Transcribe the full listing exactly, and drop every picture.

Supplied material:
━━━━━━━━━━━━━━━━━━━━━━━━━━━━━━
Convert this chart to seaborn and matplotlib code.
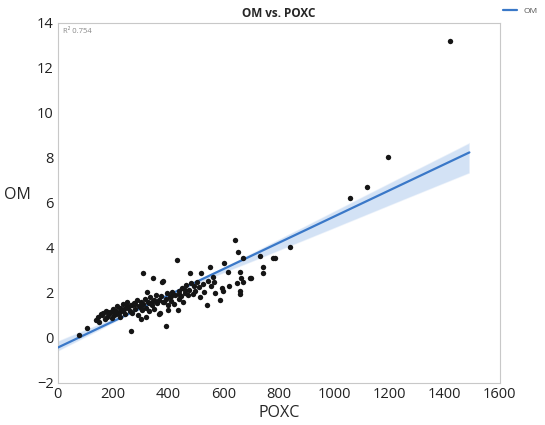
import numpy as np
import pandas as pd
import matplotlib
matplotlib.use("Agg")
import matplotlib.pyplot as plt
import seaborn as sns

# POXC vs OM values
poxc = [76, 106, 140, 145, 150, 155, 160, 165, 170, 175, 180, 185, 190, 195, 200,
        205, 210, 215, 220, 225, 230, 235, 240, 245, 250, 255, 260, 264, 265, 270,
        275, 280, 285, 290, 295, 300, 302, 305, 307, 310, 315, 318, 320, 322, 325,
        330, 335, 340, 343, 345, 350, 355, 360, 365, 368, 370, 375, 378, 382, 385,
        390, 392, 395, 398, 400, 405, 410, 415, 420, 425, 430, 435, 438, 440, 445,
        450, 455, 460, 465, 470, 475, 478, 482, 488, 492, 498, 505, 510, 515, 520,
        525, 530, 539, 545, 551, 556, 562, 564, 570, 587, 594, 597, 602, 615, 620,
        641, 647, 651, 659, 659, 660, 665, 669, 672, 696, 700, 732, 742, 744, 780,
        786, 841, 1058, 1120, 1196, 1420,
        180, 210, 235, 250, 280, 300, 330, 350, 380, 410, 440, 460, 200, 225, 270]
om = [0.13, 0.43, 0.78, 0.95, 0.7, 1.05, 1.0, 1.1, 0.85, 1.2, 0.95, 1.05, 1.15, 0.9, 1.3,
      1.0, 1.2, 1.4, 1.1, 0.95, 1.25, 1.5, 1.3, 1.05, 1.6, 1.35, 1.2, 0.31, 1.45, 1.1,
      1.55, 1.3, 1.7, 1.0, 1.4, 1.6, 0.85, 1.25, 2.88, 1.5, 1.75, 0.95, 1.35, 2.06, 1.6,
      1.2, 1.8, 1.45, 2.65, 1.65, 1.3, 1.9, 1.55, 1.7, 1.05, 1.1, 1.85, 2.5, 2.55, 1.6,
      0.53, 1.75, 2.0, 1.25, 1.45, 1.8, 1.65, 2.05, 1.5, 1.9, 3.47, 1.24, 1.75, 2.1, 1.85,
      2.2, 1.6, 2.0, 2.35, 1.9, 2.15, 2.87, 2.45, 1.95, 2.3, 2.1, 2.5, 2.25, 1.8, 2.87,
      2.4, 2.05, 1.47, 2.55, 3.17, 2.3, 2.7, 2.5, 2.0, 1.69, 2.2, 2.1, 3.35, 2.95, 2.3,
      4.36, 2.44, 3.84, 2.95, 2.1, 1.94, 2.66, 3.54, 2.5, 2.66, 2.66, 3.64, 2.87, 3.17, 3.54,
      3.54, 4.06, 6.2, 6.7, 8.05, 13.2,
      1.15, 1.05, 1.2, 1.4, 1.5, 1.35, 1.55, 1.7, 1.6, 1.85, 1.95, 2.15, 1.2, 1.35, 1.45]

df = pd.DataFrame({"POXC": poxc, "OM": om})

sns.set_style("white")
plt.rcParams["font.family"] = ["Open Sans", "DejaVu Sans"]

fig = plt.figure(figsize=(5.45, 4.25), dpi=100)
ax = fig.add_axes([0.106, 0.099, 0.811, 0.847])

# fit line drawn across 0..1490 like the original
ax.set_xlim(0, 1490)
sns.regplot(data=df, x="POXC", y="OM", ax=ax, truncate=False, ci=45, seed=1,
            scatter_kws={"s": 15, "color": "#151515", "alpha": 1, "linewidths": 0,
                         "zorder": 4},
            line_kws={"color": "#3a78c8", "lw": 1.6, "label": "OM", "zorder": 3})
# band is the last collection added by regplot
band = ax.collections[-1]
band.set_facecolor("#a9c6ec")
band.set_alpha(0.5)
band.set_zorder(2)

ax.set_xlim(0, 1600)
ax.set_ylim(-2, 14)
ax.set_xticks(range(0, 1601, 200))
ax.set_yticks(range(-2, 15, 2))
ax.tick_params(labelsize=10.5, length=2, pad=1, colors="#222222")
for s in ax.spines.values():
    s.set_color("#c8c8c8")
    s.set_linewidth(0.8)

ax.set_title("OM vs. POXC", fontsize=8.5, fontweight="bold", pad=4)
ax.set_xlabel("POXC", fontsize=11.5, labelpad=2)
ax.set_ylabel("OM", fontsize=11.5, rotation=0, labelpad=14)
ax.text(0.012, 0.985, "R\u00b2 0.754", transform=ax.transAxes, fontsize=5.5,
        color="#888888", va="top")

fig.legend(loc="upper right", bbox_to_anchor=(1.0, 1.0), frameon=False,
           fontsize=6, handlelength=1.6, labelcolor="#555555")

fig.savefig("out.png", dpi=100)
━━━━━━━━━━━━━━━━━━━━━━━━━━━━━━
Finished answer:
Convert this chart to seaborn and matplotlib code.
import numpy as np
import pandas as pd
import matplotlib
matplotlib.use("Agg")
import matplotlib.pyplot as plt
import seaborn as sns

# POXC vs OM values
poxc = [76, 106, 140, 145, 150, 155, 160, 165, 170, 175, 180, 185, 190, 195, 200,
        205, 210, 215, 220, 225, 230, 235, 240, 245, 250, 255, 260, 264, 265, 270,
        275, 280, 285, 290, 295, 300, 302, 305, 307, 310, 315, 318, 320, 322, 325,
        330, 335, 340, 343, 345, 350, 355, 360, 365, 368, 370, 375, 378, 382, 385,
        390, 392, 395, 398, 400, 405, 410, 415, 420, 425, 430, 435, 438, 440, 445,
        450, 455, 460, 465, 470, 475, 478, 482, 488, 492, 498, 505, 510, 515, 520,
        525, 530, 539, 545, 551, 556, 562, 564, 570, 587, 594, 597, 602, 615, 620,
        641, 647, 651, 659, 659, 660, 665, 669, 672, 696, 700, 732, 742, 744, 780,
        786, 841, 1058, 1120, 1196, 1420,
        180, 210, 235, 250, 280, 300, 330, 350, 380, 410, 440, 460, 200, 225, 270]
om = [0.13, 0.43, 0.78, 0.95, 0.7, 1.05, 1.0, 1.1, 0.85, 1.2, 0.95, 1.05, 1.15, 0.9, 1.3,
      1.0, 1.2, 1.4, 1.1, 0.95, 1.25, 1.5, 1.3, 1.05, 1.6, 1.35, 1.2, 0.31, 1.45, 1.1,
      1.55, 1.3, 1.7, 1.0, 1.4, 1.6, 0.85, 1.25, 2.88, 1.5, 1.75, 0.95, 1.35, 2.06, 1.6,
      1.2, 1.8, 1.45, 2.65, 1.65, 1.3, 1.9, 1.55, 1.7, 1.05, 1.1, 1.85, 2.5, 2.55, 1.6,
      0.53, 1.75, 2.0, 1.25, 1.45, 1.8, 1.65, 2.05, 1.5, 1.9, 3.47, 1.24, 1.75, 2.1, 1.85,
      2.2, 1.6, 2.0, 2.35, 1.9, 2.15, 2.87, 2.45, 1.95, 2.3, 2.1, 2.5, 2.25, 1.8, 2.87,
      2.4, 2.05, 1.47, 2.55, 3.17, 2.3, 2.7, 2.5, 2.0, 1.69, 2.2, 2.1, 3.35, 2.95, 2.3,
      4.36, 2.44, 3.84, 2.95, 2.1, 1.94, 2.66, 3.54, 2.5, 2.66, 2.66, 3.64, 2.87, 3.17, 3.54,
      3.54, 4.06, 6.2, 6.7, 8.05, 13.2,
      1.15, 1.05, 1.2, 1.4, 1.5, 1.35, 1.55, 1.7, 1.6, 1.85, 1.95, 2.15, 1.2, 1.35, 1.45]

df = pd.DataFrame({"POXC": poxc, "OM": om})

sns.set_style("white")
plt.rcParams["font.family"] = ["Open Sans", "DejaVu Sans"]

fig = plt.figure(figsize=(5.45, 4.25), dpi=100)
ax = fig.add_axes([0.106, 0.099, 0.811, 0.847])

# fit line drawn across 0..1490 like the original
ax.set_xlim(0, 1490)
sns.regplot(data=df, x="POXC", y="OM", ax=ax, truncate=False, ci=45, seed=1,
            scatter_kws={"s": 15, "color": "#151515", "alpha": 1, "linewidths": 0,
                         "zorder": 4},
            line_kws={"color": "#3a78c8", "lw": 1.6, "label": "OM", "zorder": 3})
# band is the last collection added by regplot
band = ax.collections[-1]
band.set_facecolor("#a9c6ec")
band.set_alpha(0.5)
band.set_zorder(2)

ax.set_xlim(0, 1600)
ax.set_ylim(-2, 14)
ax.set_xticks(range(0, 1601, 200))
ax.set_yticks(range(-2, 15, 2))
ax.tick_params(labelsize=10.5, length=2, pad=1, colors="#222222")
for s in ax.spines.values():
    s.set_color("#c8c8c8")
    s.set_linewidth(0.8)

ax.set_title("OM vs. POXC", fontsize=8.5, fontweight="bold", pad=4)
ax.set_xlabel("POXC", fontsize=11.5, labelpad=2)
ax.set_ylabel("OM", fontsize=11.5, rotation=0, labelpad=14)
ax.text(0.012, 0.985, "R\u00b2 0.754", transform=ax.transAxes, fontsize=5.5,
        color="#888888", va="top")

fig.legend(loc="upper right", bbox_to_anchor=(1.0, 1.0), frameon=False,
           fontsize=6, handlelength=1.6, labelcolor="#555555")

fig.savefig("out.png", dpi=100)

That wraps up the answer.